Gründgens schaffte es, über die gesamte Jahrhundertmitte hinweg als Schauspieler, Regisseur und Intendant das deutsche Theater zu prägen. Die mit dieser stolzen Bilanz zwangsläufig verbundenen zeitgeschichtlichen Untiefen und die sich daraus ergebenden Ressentiments hat Klaus Mann in dem Roman “Mephisto” zusammengefaßt, der uns später auch als international gefeierter Film begegnet ist. (Dass Gründgens mehr war als ein gewissenloser Opportunist wird hier ebenso unterschlagen wie seine Homosexualität.)
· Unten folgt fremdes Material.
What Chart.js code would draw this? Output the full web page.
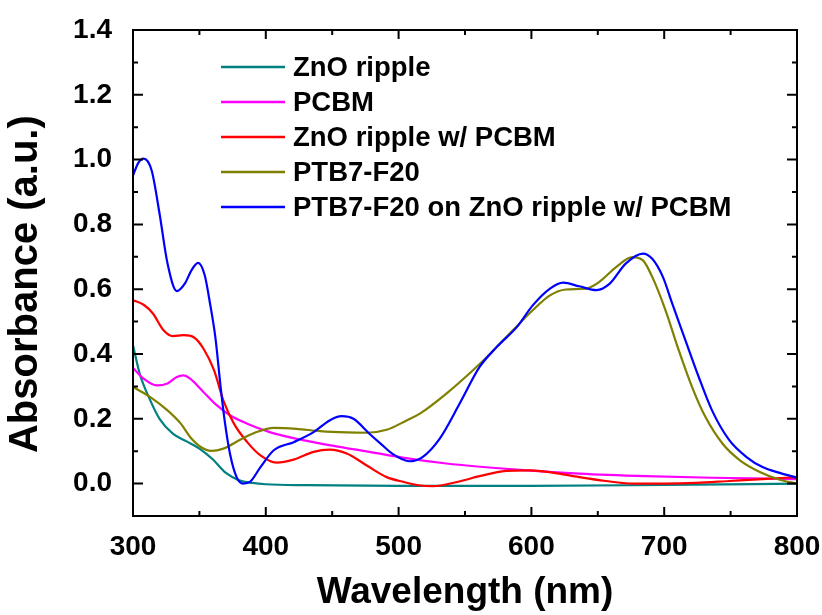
<!DOCTYPE html>
<html><head><meta charset="utf-8">
<script src="https://cdn.jsdelivr.net/npm/chart.js@4.4.1/dist/chart.umd.min.js"></script>
<style>html,body{margin:0;padding:0;background:#fff;} canvas{display:block;}</style>
</head><body>
<canvas id="c" width="822" height="615"></canvas>
<script>
// ---- data ----
const seriesLabels = ["ZnO ripple", "PCBM", "ZnO ripple w/ PCBM", "PTB7-F20", "PTB7-F20 on ZnO ripple w/ PCBM"];
const seriesColors = ["#008080", "#ff00ff", "#ff0000", "#808000", "#0000ff"];

const wlZnO  = [300, 305, 313, 320, 330, 340, 350, 360, 370, 380, 390, 400, 430, 500, 600, 700, 800];
const absZnO = [0.427, 0.34, 0.257, 0.2, 0.154, 0.131, 0.108, 0.075, 0.033, 0.01, 0.002, -0.002, -0.005, -0.007, -0.007, -0.004, 0.0];

const wlPCBM  = [300, 308, 318, 326, 333, 338, 343, 353, 363, 373, 386, 403, 428, 453, 478, 503, 536, 586, 636, 686, 736, 800];
const absPCBM = [0.357, 0.324, 0.303, 0.309, 0.329, 0.334, 0.324, 0.283, 0.242, 0.211, 0.185, 0.159, 0.134, 0.115, 0.098, 0.080, 0.062, 0.044, 0.031, 0.023, 0.018, 0.014];

const wlZnOPCBM  = [300, 308, 315, 323, 330, 338, 346, 353, 361, 368, 376, 386, 396, 408, 421, 436, 448, 461, 476, 491, 504, 515, 526, 544, 561, 581, 599, 616, 636, 656, 676, 699, 724, 749, 774, 800];
const absZnOPCBM = [0.566, 0.552, 0.525, 0.473, 0.455, 0.458, 0.451, 0.417, 0.35, 0.257, 0.185, 0.128, 0.087, 0.065, 0.074, 0.098, 0.105, 0.093, 0.056, 0.020, 0.005, -0.005, -0.008, 0.005, 0.023, 0.039, 0.041, 0.034, 0.02, 0.008, 0.0, 0.0, 0.002, 0.008, 0.014, 0.02];

const wlPTB7  = [300, 313, 326, 336, 343, 351, 359, 368, 381, 393, 406, 423, 441, 461, 476, 491, 506, 516, 536, 556, 569, 586, 601, 614, 626, 641, 651, 664, 676, 684, 691, 701, 711, 721, 731, 744, 757, 772, 787, 800];
const absPTB7 = [0.298, 0.267, 0.226, 0.185, 0.144, 0.113, 0.101, 0.108, 0.136, 0.159, 0.172, 0.169, 0.162, 0.158, 0.157, 0.166, 0.195, 0.216, 0.278, 0.35, 0.401, 0.473, 0.535, 0.581, 0.599, 0.602, 0.622, 0.669, 0.699, 0.689, 0.638, 0.535, 0.411, 0.298, 0.206, 0.123, 0.072, 0.036, 0.012, 0.0];

const wlStack  = [300, 304, 308, 314, 320, 326, 333, 339, 344, 349, 354, 358, 362, 366, 369, 373, 378, 383, 388, 396, 406, 421, 436, 448, 457, 466, 478, 486, 496, 508, 518, 531, 546, 561, 574, 589, 601, 614, 624, 636, 649, 659, 671, 684, 691, 699, 706, 716, 726, 736, 749, 762, 774, 787, 800];
const absStack = [0.951, 0.99, 1.003, 0.967, 0.833, 0.679, 0.594, 0.617, 0.658, 0.681, 0.643, 0.556, 0.452, 0.298, 0.195, 0.093, 0.020, 0.0, 0.005, 0.051, 0.103, 0.128, 0.159, 0.195, 0.208, 0.20, 0.154, 0.125, 0.09, 0.069, 0.082, 0.139, 0.247, 0.36, 0.422, 0.483, 0.55, 0.602, 0.62, 0.609, 0.597, 0.617, 0.679, 0.71, 0.694, 0.638, 0.556, 0.442, 0.329, 0.226, 0.134, 0.082, 0.051, 0.033, 0.018];

const xMajorTicks = [300, 400, 500, 600, 700, 800];
const xMinorTicks = [350, 450, 550, 650, 750];
const yMajorTicks = [0.0, 0.2, 0.4, 0.6, 0.8, 1.0, 1.2, 1.4];
const yMinorTicks = [0.1, 0.3, 0.5, 0.7, 0.9, 1.1, 1.3];

const xTitle = "Wavelength (nm)";
const yTitle = "Absorbance (a.u.)";

// ---- build ----
const FONT = "'Liberation Sans', Arial, Helvetica, sans-serif";
const pairs = [[wlZnO, absZnO], [wlPCBM, absPCBM], [wlZnOPCBM, absZnOPCBM], [wlPTB7, absPTB7], [wlStack, absStack]];
const datasets = pairs.map((p, i) => ({
  label: seriesLabels[i],
  data: p[0].map((x, k) => ({x: x, y: p[1][k]})),
  borderColor: seriesColors[i],
  backgroundColor: seriesColors[i],
  borderWidth: 2.2,
  pointRadius: 0,
  fill: false,
  cubicInterpolationMode: 'monotone',
  order: 5 - i
}));

const framePlugin = {
  id: 'frame',
  afterDatasetsDraw(chart) {
    const {ctx, chartArea: a, scales} = chart;
    const xs = scales.x, ys = scales.y;
    ctx.save();
    ctx.strokeStyle = '#000';
    ctx.lineWidth = 2;
    ctx.strokeRect(a.left, a.top, a.right - a.left, a.bottom - a.top);
    const tick = (vals, len, isX) => {
      vals.forEach(v => {
        ctx.beginPath();
        if (isX) {
          const p = xs.getPixelForValue(v);
          ctx.moveTo(p, a.bottom); ctx.lineTo(p, a.bottom - len);
          ctx.moveTo(p, a.top); ctx.lineTo(p, a.top + len);
        } else {
          const p = ys.getPixelForValue(v);
          ctx.moveTo(a.left, p); ctx.lineTo(a.left + len, p);
          ctx.moveTo(a.right, p); ctx.lineTo(a.right - len, p);
        }
        ctx.stroke();
      });
    };
    tick(xMajorTicks, 9, true);
    tick(xMinorTicks, 5, true);
    tick(yMajorTicks, 10, false);
    tick(yMinorTicks, 5, false);
    ctx.restore();
  }
};

const legendPlugin = {
  id: 'customLegend',
  afterDraw(chart) {
    const ctx = chart.ctx;
    ctx.save();
    ctx.font = "bold 27.5px " + FONT;
    ctx.textBaseline = 'middle';
    ctx.textAlign = 'left';
    chart.data.datasets.forEach((ds, i) => {
      const y = 67 + i * 35;
      ctx.strokeStyle = ds.borderColor;
      ctx.lineWidth = 2.5;
      ctx.beginPath();
      ctx.moveTo(221, y); ctx.lineTo(285, y);
      ctx.stroke();
      ctx.fillStyle = '#000';
      ctx.fillText(ds.label, 293, y + 1);
    });
    ctx.restore();
  }
};

new Chart(document.getElementById('c'), {
  type: 'line',
  data: { datasets: datasets },
  options: {
    responsive: false,
    animation: false,
    devicePixelRatio: 1,
    layout: { padding: { top: 30, right: 25, left: 0, bottom: 0 } },
    plugins: { legend: { display: false }, tooltip: { enabled: false } },
    scales: {
      x: {
        type: 'linear', min: 300, max: 800,
        grid: { display: false },
        border: { display: false },
        afterBuildTicks: s => { s.ticks = xMajorTicks.map(v => ({value: v})); },
        afterFit: s => { s.height = 99; s.paddingLeft = 0; s.paddingRight = 0; },
        ticks: { color: '#000', padding: 6, font: { family: FONT, size: 28, weight: 'bold' }, maxRotation: 0, callback: v => String(v) },
        title: { display: true, text: xTitle, color: '#000', padding: { top: 0, bottom: 0 }, font: { family: FONT, size: 37, weight: 'bold' } }
      },
      y: {
        type: 'linear', min: -0.1, max: 1.4,
        grid: { display: false },
        border: { display: false },
        afterBuildTicks: s => { s.ticks = yMajorTicks.map(v => ({value: v})); },
        afterFit: s => { s.width = 133; s.paddingTop = 0; s.paddingBottom = 0; },
        ticks: { color: '#000', padding: 13, font: { family: FONT, size: 28, weight: 'bold' }, callback: v => Number(v).toFixed(1) },
        title: { display: true, text: yTitle + "  ", color: '#000', padding: { top: 2, bottom: 0 }, font: { family: FONT, size: 40, weight: 'bold' } }
      }
    }
  },
  plugins: [framePlugin, legendPlugin]
});
</script></body></html>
In Hamburg laufe ich mehrmals täglich an seiner letzten Wirkungsstätte vorbei, dem Deutschen Schauspielhaus – und mitunter weht die eine oder andere Ankedote herüber. Einem Ondit zufolge, gibt es dort im 1. Rang das „Gründgens-Kabinett“. In diesem Raum – versteckt und nicht ohne Weiteres zugänglich – ließ Gründgens „vorsprechen“, der Sage nach unter einem gläsernen Tisch liegend, auf dem der Anwärter (auf Wunsch nackt) zu agieren hatte. Mythisch umweht ist auch das Ableben des Meisters: „Ich habe, glaube ich, zuviel Schlafmittel genommen, mir ist ein bisschen komisch. Lasst mich ausschlafen“, stand auf dem Zettel, den man am 7. Oktober 1963 auf dem Nachttisch des Verstorbenen in einem Hotel in Manila fand. Unter seinen Verehrern, besonders unter denen, die noch persönlich mit ihm zu tun hatten, gilt es als unschicklich, einen Selbstmord anzunehmen.